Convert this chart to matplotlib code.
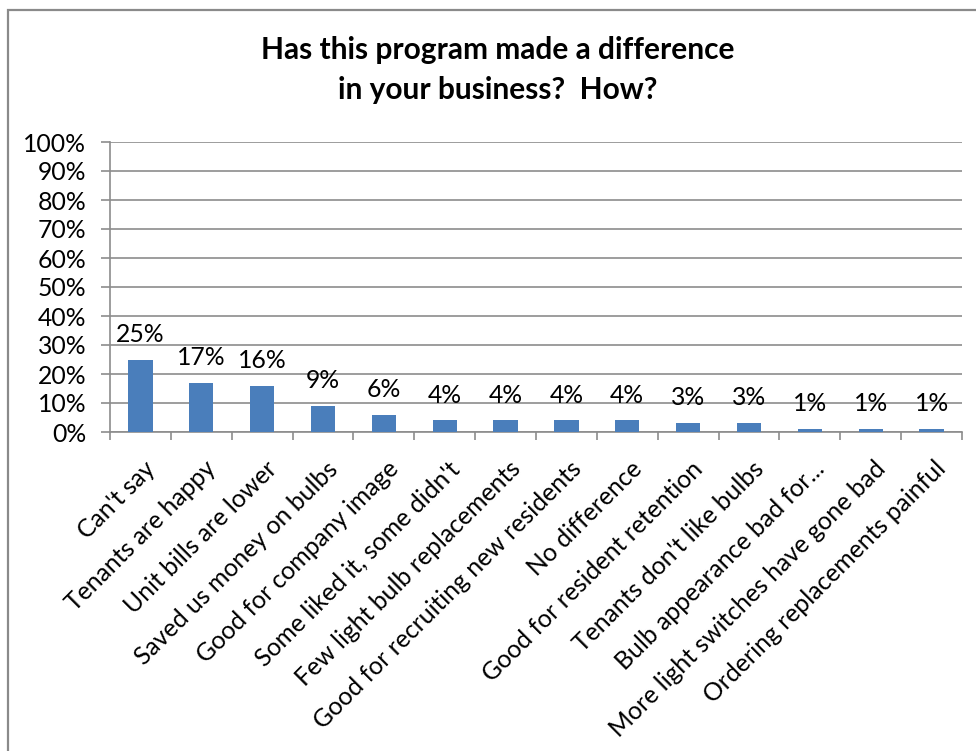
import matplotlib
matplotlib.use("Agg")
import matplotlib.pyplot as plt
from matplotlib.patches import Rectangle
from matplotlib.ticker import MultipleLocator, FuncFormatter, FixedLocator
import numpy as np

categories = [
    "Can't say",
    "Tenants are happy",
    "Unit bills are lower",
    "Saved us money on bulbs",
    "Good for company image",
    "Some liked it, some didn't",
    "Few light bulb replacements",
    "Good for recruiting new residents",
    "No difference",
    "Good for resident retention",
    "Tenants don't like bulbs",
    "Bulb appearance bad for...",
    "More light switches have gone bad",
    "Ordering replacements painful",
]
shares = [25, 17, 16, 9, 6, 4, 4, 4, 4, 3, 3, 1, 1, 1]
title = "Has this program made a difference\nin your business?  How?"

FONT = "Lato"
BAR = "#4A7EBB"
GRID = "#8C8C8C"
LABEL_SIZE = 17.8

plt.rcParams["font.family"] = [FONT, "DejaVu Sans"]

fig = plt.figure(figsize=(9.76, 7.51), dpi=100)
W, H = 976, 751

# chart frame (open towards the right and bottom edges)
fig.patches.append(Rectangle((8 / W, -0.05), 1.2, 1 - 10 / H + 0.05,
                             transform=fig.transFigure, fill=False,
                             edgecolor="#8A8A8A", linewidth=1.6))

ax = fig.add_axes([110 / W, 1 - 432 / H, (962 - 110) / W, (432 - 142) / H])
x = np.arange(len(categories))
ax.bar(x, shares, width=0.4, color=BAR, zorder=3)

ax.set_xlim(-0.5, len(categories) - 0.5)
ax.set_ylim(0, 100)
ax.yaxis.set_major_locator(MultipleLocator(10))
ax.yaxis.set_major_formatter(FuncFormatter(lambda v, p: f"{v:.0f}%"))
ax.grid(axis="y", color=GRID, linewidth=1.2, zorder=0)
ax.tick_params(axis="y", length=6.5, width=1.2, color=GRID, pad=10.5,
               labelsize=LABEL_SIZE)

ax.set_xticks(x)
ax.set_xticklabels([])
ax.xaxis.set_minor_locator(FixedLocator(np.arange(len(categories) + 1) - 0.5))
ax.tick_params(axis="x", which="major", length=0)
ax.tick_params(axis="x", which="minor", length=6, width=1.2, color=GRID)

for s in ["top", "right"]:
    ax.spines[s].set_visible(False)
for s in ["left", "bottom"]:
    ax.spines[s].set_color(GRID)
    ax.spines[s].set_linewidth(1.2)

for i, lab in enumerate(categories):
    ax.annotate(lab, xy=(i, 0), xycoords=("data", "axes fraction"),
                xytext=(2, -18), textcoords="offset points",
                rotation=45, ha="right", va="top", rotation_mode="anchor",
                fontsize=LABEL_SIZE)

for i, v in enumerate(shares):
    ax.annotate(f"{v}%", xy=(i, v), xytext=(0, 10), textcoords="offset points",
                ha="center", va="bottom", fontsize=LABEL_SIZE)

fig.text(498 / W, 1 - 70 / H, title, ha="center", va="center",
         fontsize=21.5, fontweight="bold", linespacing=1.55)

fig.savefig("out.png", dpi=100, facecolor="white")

===

# Goal of the exercise:
Please reproduce the listing exactly from its opening line through the line that contains "ax.spines[s].set_linewidth(1.2)", both included, with all pictures omitted.

# Result of the task:
Convert this chart to matplotlib code.
import matplotlib
matplotlib.use("Agg")
import matplotlib.pyplot as plt
from matplotlib.patches import Rectangle
from matplotlib.ticker import MultipleLocator, FuncFormatter, FixedLocator
import numpy as np

categories = [
    "Can't say",
    "Tenants are happy",
    "Unit bills are lower",
    "Saved us money on bulbs",
    "Good for company image",
    "Some liked it, some didn't",
    "Few light bulb replacements",
    "Good for recruiting new residents",
    "No difference",
    "Good for resident retention",
    "Tenants don't like bulbs",
    "Bulb appearance bad for...",
    "More light switches have gone bad",
    "Ordering replacements painful",
]
shares = [25, 17, 16, 9, 6, 4, 4, 4, 4, 3, 3, 1, 1, 1]
title = "Has this program made a difference\nin your business?  How?"

FONT = "Lato"
BAR = "#4A7EBB"
GRID = "#8C8C8C"
LABEL_SIZE = 17.8

plt.rcParams["font.family"] = [FONT, "DejaVu Sans"]

fig = plt.figure(figsize=(9.76, 7.51), dpi=100)
W, H = 976, 751

# chart frame (open towards the right and bottom edges)
fig.patches.append(Rectangle((8 / W, -0.05), 1.2, 1 - 10 / H + 0.05,
                             transform=fig.transFigure, fill=False,
                             edgecolor="#8A8A8A", linewidth=1.6))

ax = fig.add_axes([110 / W, 1 - 432 / H, (962 - 110) / W, (432 - 142) / H])
x = np.arange(len(categories))
ax.bar(x, shares, width=0.4, color=BAR, zorder=3)

ax.set_xlim(-0.5, len(categories) - 0.5)
ax.set_ylim(0, 100)
ax.yaxis.set_major_locator(MultipleLocator(10))
ax.yaxis.set_major_formatter(FuncFormatter(lambda v, p: f"{v:.0f}%"))
ax.grid(axis="y", color=GRID, linewidth=1.2, zorder=0)
ax.tick_params(axis="y", length=6.5, width=1.2, color=GRID, pad=10.5,
               labelsize=LABEL_SIZE)

ax.set_xticks(x)
ax.set_xticklabels([])
ax.xaxis.set_minor_locator(FixedLocator(np.arange(len(categories) + 1) - 0.5))
ax.tick_params(axis="x", which="major", length=0)
ax.tick_params(axis="x", which="minor", length=6, width=1.2, color=GRID)

for s in ["top", "right"]:
    ax.spines[s].set_visible(False)
for s in ["left", "bottom"]:
    ax.spines[s].set_color(GRID)
    ax.spines[s].set_linewidth(1.2)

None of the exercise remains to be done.